Rogen plays Zack Brown, a quintessentially Apatowian man-child. He’s an under-achieving twenty-something slacker who lives with his longtime platonic best friend Miriam "Miri" Linky (Elizabeth Banks). The luckless duo are so broke that they are perpetually fighting homelessness when Zack decides to pick up some quick, easy money with a Star Wars-themed porn parody featuring himself, Miri and some professionals, including one played by Traci Lords, who in real life was forced into pornography while still underage.
Zack and Miri Make a Porno is so raunchy that the dialogue actually becomes less profane once its characters start fucking each other on camera for money. Zack and Miri Make a Porno is filthy without being particularly funny. Plot-wise and thematically it’s an uninspired combination of two exhausted cliches: best friends who don’t realize that they’re in love with one another and the culture-clash comedy of non-pornographers with only a vague sense of what pornography even entails getting into the adult film business with comic results.

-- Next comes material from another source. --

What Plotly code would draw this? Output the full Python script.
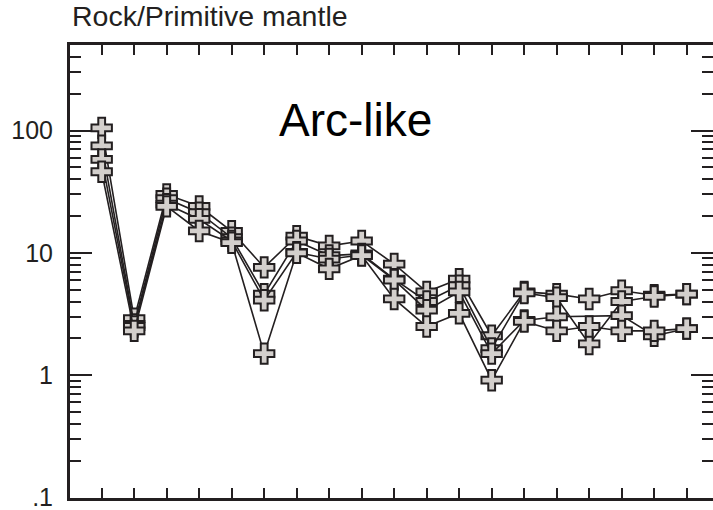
import math
import plotly.graph_objects as go

# Primitive-mantle normalised abundances, one list per sample (19 elements, left to right)
positions = list(range(19))
sample_a = [105, 2.9, 30, 24, 15, 7.6, 13.7, 11.4, 12.5, 8.1, 4.8, 6.1, 2.1, 4.8, 4.6, 4.2, 4.9, 4.5, 4.6]
sample_b = [75, 2.6, 27.7, 21.3, 13.3, 4.6, 12.5, 9.5, 9.8, 6.1, 4.0, 5.4, 1.65, 4.7, 4.3, 1.8, 4.0, 4.4, 4.6]
sample_c = [58, 2.5, 25, 18.8, 12.5, 4.1, 10.1, 8.9, 9.6, 6.0, 3.4, 4.8, 1.5, 2.8, 3.0, None, 3.07, 2.1, 2.4]
sample_d = [46, 2.3, 24, 15.1, 12.1, 1.5, 10.0, 7.4, 9.5, 4.2, 2.5, 3.2, 0.91, 2.75, 2.3, 2.5, 2.3, 2.3, 2.4]
samples = [sample_a, sample_b, sample_c, sample_d]

y_tick_values = [0.1, 1, 10, 100]
y_tick_labels = [".1", "1", "10", "100"]
y_min, y_max = 0.1, 500

ink = "#231f20"
fill = "#d3cfcc"
font_family = "Liberation Sans, Arial, sans-serif"

# log minor ticks: 2..9 within each decade of the axis
minor_values = [m * 10 ** e for e in range(-1, 3) for m in range(2, 10) if m * 10 ** e < y_max]

fig = go.Figure()
for values in samples:
    fig.add_trace(go.Scatter(
        x=positions, y=values, mode="lines+markers", connectgaps=True,
        line=dict(color=ink, width=1.6),
        marker=dict(symbol="cross", size=17, color=fill, line=dict(color=ink, width=2)),
        showlegend=False, hoverinfo="skip",
    ))

log_range = [math.log10(y_min) - 0.004, math.log10(y_max)]

# tick-only axes share the exponent scale of the log data axis
tick_common = dict(type="linear", range=log_range, tickmode="array", overlaying="y",
                   ticks="inside", tickwidth=2, tickcolor=ink, ticklabeloverflow="allow",
                   showgrid=False, zeroline=False, showline=False)
minor_exp = [math.log10(v) for v in minor_values]
major_exp = [math.log10(v) for v in y_tick_values]

fig.update_layout(
    width=713, height=510,
    margin=dict(l=70, r=0, t=45, b=12),
    paper_bgcolor="white", plot_bgcolor="white",
    font=dict(family=font_family, color=ink),
    xaxis=dict(
        range=[-0.975, 18.81], tickmode="linear", tick0=0, dtick=1,
        ticks="inside", ticklen=10, tickwidth=2, tickcolor=ink,
        showticklabels=False, showgrid=False, zeroline=False,
        showline=True, linewidth=2.5, linecolor=ink, mirror="ticks",
    ),
    yaxis=dict(type="log", range=log_range, ticks="", showticklabels=False,
               showgrid=False, zeroline=False,
               showline=True, linewidth=2.5, linecolor=ink),
    yaxis2=dict(**tick_common, side="left", tickvals=minor_exp, ticklen=11, showticklabels=False),
    yaxis3=dict(**tick_common, side="left", tickvals=major_exp, ticktext=y_tick_labels, ticklen=22,
                tickfont=dict(size=25, color=ink), ticklabelstandoff=16),
    yaxis4=dict(**tick_common, side="right", tickvals=minor_exp, ticklen=11, showticklabels=False),
    yaxis5=dict(**tick_common, side="right", tickvals=major_exp, ticklen=22, showticklabels=False),
    annotations=[
        dict(text="Rock/Primitive mantle", xref="paper", yref="paper", x=0, y=1.0,
             xanchor="left", yanchor="bottom", xshift=0, yshift=11,
             showarrow=False, font=dict(size=28.5, color=ink)),
        dict(text="Arc-like", xref="x", yref="y", x=7.8, y=2.087,
             xanchor="center", yanchor="middle",
             showarrow=False, font=dict(size=46, color="black")),
    ],
)

# empty traces so the overlaid tick axes are rendered
for axis_name in ["y2", "y3", "y4", "y5"]:
    fig.add_trace(go.Scatter(x=[None], y=[None], yaxis=axis_name,
                             showlegend=False, hoverinfo="skip"))

fig.write_html("out.html")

Rogen and Banks are likable leads but the film’s affability is compromised by its weird conception of gay sex as both inherently exotic and hilarious and a bizarrely, unnecessary blast of sexism in the form of Tisha Campbell-Martin’s portrayal of a shrewish wife. Smith is a big believer in the idea of writing what you know. Zack and Miri Make a Porno is one of four films Smith has made about making movies. It’s the best of the bunch but as a lowbrow comedy it leaves much to be desired, primarily in terms of laughs and originality.